A autorização para o ensino doméstico, conhecido como “homeschooling”, cria rusgas entre o poder Executivo e o parlamento gaúcho. Desde o veto do governador Eduardo Leite à proposta aprovada por 28 deputados, o autor da matéria, Fábio Ostermann (Novo), articula meios de derrubar a barreira imposta pelo Piratini.
A justificativa para o veto é a inconstitucionalidade da proposta. A Procuradoria-Geral do Estado (PGE) avaliou que a regulamentação do tema deve ser feita pela União. A posição contrária à matéria da Assembleia Legislativa foi divulgada na sexta-feira passada.
Em 2018, o Supremo Tribunal Federal (STF) decidiu que o ensino domiciliar no país carece de regulamentação. Para tanto, deveria partir do Congresso Nacional a edição de uma lei à prática. Caso o RS implementasse o modelo, seria o primeiro estado a autorizar o homeschooling.
A exceção fica por conta do Distrito Federal, que sancionou lei semelhante em fevereiro deste ano.
No RS, depois da publicação, o veto é encaminhado para a Assembleia Legislativa. Caso seja mantido, o projeto é arquivado. Se o veto for derrubado, a proposta torna-se lei, promulgada pelo Legislativo. Para derrubar o veto, são necessários 28 votos dos deputados. Em 30 dias, o tema volta ao plenário.

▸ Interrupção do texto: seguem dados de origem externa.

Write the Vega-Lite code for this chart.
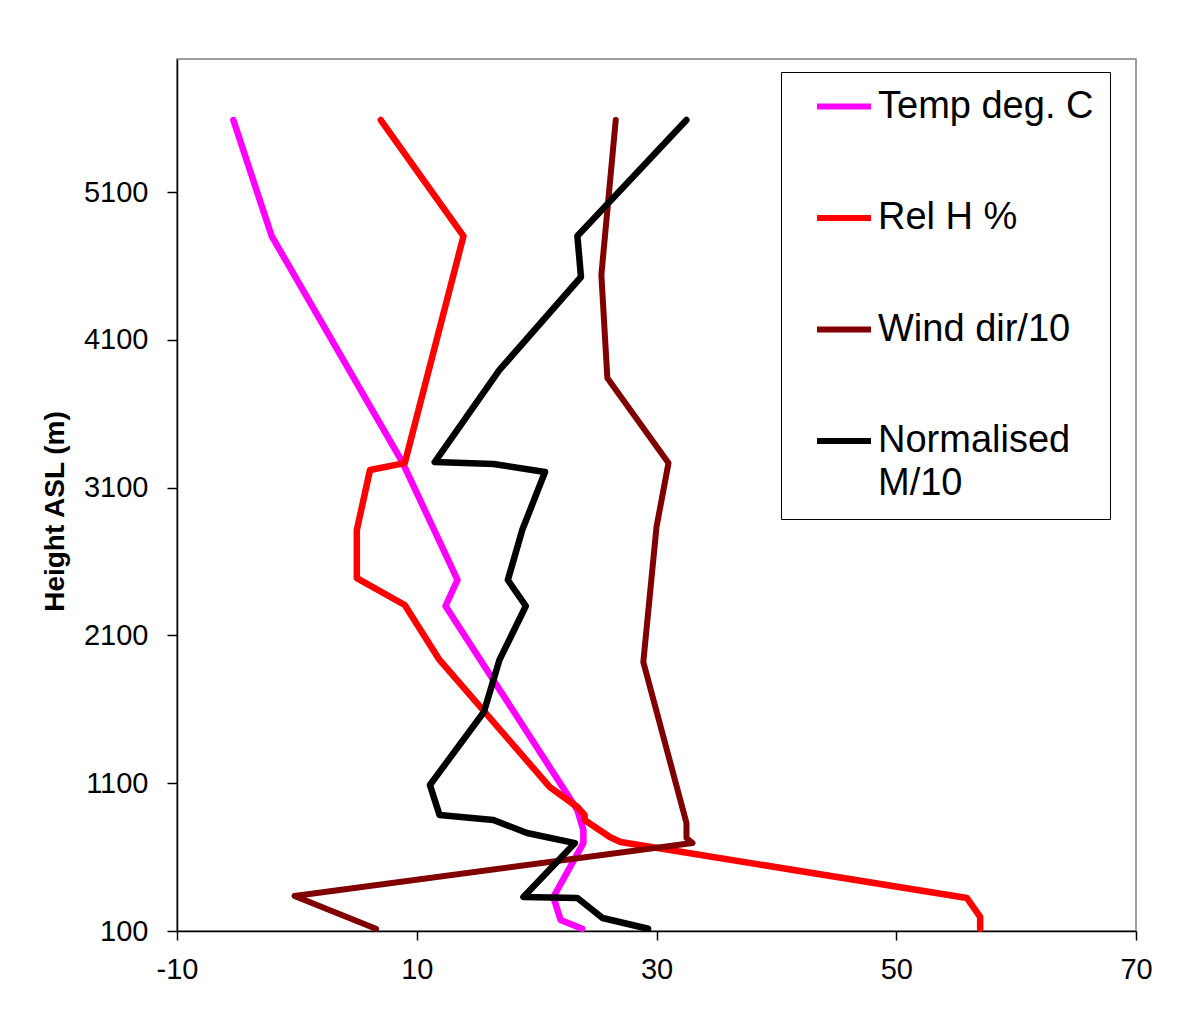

Mesquinharia política, diz deputado
O deputado Fábio Ostermann afirma que foi pego de surpresa com a decisão de veto do projeto. “Participei de reuniões com a equipe técnica da Educação e com o próprio governador. Em nenhum momento foram feitos questionamentos sobre a legalidade do projeto.”
Nestes momentos, destaca o envolvimento dos servidores para estipular as regras do ensino doméstico. Para ele, o chefe do Executivo gaúcho decidiu vetar o texto por ser um assunto defendido pelo presidente Jair Bolsonaro. “É uma grande bobagem. O governador politizou a matéria. Lamento que o governador esteja disposto a abrir mão de convicções para antagonizar com o presidente.”

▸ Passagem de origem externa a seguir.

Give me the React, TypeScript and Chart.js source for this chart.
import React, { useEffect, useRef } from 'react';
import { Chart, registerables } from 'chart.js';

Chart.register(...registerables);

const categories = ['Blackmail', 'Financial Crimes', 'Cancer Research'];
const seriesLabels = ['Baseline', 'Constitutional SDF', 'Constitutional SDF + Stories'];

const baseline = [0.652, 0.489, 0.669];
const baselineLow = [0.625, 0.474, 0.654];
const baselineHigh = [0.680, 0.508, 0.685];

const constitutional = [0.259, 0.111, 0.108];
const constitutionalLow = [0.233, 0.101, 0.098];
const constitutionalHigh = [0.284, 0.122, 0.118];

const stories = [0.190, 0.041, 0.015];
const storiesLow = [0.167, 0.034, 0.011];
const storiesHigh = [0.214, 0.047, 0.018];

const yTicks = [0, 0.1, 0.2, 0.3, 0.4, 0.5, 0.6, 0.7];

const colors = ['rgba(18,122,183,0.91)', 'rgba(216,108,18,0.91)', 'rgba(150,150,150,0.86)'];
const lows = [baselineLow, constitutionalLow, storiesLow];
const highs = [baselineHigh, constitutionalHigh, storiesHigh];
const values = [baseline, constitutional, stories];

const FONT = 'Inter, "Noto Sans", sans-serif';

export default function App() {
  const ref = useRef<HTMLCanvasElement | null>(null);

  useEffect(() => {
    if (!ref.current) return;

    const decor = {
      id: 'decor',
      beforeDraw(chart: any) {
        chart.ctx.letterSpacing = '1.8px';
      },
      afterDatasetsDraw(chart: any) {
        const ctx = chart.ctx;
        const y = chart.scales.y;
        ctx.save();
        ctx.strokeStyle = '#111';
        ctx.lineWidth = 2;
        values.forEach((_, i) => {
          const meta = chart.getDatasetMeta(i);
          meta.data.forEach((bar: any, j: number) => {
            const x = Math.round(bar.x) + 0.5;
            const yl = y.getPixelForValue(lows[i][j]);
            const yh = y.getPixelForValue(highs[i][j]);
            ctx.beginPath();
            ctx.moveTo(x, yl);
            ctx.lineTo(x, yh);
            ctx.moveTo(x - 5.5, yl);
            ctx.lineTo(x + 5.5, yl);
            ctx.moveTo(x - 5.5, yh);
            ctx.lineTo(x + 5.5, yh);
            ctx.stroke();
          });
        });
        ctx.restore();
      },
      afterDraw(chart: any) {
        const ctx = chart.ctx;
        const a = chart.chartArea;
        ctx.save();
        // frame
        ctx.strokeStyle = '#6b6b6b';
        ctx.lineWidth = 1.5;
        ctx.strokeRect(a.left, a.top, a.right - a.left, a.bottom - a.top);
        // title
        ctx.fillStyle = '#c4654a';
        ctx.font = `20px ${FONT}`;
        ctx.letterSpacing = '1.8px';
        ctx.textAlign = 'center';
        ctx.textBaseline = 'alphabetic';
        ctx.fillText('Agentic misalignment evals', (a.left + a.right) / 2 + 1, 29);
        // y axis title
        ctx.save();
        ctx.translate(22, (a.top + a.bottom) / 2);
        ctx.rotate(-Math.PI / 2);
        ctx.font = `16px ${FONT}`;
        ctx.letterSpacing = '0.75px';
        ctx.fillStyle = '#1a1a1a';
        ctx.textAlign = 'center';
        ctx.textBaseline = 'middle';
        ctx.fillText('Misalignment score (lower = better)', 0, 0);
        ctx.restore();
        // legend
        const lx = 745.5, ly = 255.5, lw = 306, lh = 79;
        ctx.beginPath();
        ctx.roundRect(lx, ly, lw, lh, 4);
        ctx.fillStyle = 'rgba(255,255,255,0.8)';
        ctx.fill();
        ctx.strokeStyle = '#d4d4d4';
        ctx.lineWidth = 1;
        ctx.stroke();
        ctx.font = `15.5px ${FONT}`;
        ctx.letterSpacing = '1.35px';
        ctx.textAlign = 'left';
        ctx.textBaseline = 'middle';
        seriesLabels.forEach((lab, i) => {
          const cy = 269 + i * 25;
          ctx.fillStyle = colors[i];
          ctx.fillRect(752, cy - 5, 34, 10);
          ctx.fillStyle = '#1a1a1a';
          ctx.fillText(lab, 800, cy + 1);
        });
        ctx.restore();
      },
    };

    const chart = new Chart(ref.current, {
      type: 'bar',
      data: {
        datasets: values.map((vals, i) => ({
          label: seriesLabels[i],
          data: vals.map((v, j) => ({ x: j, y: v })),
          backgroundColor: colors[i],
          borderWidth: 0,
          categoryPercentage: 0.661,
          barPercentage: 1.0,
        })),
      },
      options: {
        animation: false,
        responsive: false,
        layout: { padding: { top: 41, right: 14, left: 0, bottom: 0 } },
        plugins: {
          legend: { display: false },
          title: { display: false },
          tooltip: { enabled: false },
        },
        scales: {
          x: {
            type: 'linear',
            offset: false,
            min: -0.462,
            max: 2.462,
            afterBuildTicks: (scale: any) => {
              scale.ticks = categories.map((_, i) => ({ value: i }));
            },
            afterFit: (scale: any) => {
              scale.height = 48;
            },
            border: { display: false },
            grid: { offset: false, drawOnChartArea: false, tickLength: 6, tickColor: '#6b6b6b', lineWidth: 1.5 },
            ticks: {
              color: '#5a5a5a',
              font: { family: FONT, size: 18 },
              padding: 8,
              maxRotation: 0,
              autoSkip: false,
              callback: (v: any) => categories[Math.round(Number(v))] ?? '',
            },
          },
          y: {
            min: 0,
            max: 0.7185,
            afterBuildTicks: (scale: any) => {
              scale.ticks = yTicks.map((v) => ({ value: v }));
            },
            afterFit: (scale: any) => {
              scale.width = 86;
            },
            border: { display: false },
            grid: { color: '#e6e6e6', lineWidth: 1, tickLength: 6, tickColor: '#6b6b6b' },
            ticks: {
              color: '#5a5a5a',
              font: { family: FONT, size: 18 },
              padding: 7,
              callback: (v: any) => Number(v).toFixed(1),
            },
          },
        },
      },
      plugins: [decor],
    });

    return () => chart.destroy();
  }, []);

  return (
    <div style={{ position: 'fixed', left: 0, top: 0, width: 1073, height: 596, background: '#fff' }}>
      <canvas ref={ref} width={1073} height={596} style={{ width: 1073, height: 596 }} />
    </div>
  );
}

Na avaliação do parlamentar, a justificativa da PGE de inconstitucionalidade é frágil. “Pela constituição, se o governo federal e o congresso silenciam sobre determinado tema, cabe aos estados assumirem as regras”, ressalta.
Quanto à derrubada do veto, Ostermann está otimista. “Sei que é um debate que traz controvérsias, mas é preciso avançar.” O deputado busca o apoio dos demais parlamentares que aprovaram o texto em 8 de junho. Caso se mantenha o número de votos, a lei será promulgada.
O que diz o Estado
“O veto do governador foi decidido depois de uma ampla ponderação dos aspectos técnicos e constitucionais da medida, ouvindo especialistas, Ministério Público, representantes da sociedade, inclusive o próprio deputado. O governador entendeu que o tema ainda carece de amadurecimento, e por isso usou a sua prerrogativa legal e democrática do veto.
Basicamente, o veto se deu por conta de o governador entender que o tema está envolvo em insegurança jurídica, na medida em que há o entendimento de que o tema do ensino domiciliar deve ser normatizado por lei federal.
O Estado entende a intenção do deputado e reconhece a postura propositiva do parlamentar em temas ligados à educação e entende que o debate sobre a pertinência ou não veto ocorra no melhor lugar possível, o parlamento gaúcho, onde as divergências de visão da nossa sociedade são sempre resolvidas com sabedoria.”
A educação doméstica na lei
O STF não reconhece o ensino domiciliar no país. Pela legislação, uma família que pratique o homeschooling pode responder processo por abandono intelectual. O Código Penal estipula pena de multa ou prisão de 15 até 30 dias.
Pelo posicionamento da Comissão de Educação da Ordem dos Advogados do Brasil no Estado (OAB/RS), esse tipo de punição é incomum, pois a família tem como comprovar o aprendizado ao levar o filho para prestar exames de competências.
Na análise do órgão, o assunto no país está em um “vácuo” jurídico. Para sair deste campo incerto, o homeschooling precisa ser proibido ou regulamentado.
A discussão no RS
- Assembleia aprovou projeto que autoriza o homeschooling em 8 de junho;
- O MP avalia a proposta. Em um primeiro momento, aponta inconstitucionalidade na aplicação do modelo;
- O governador Eduardo Leite vetou o texto;
- O parlamento avalia a continuidade ou não do veto. Assunto volta ao plenário em agosto;
- Caso seja derrubado o veto, a lei é promulgada pelos deputados. Para tanto, são necessários 28 votos dos 54 possíveis (presidente só vota em caso de empate).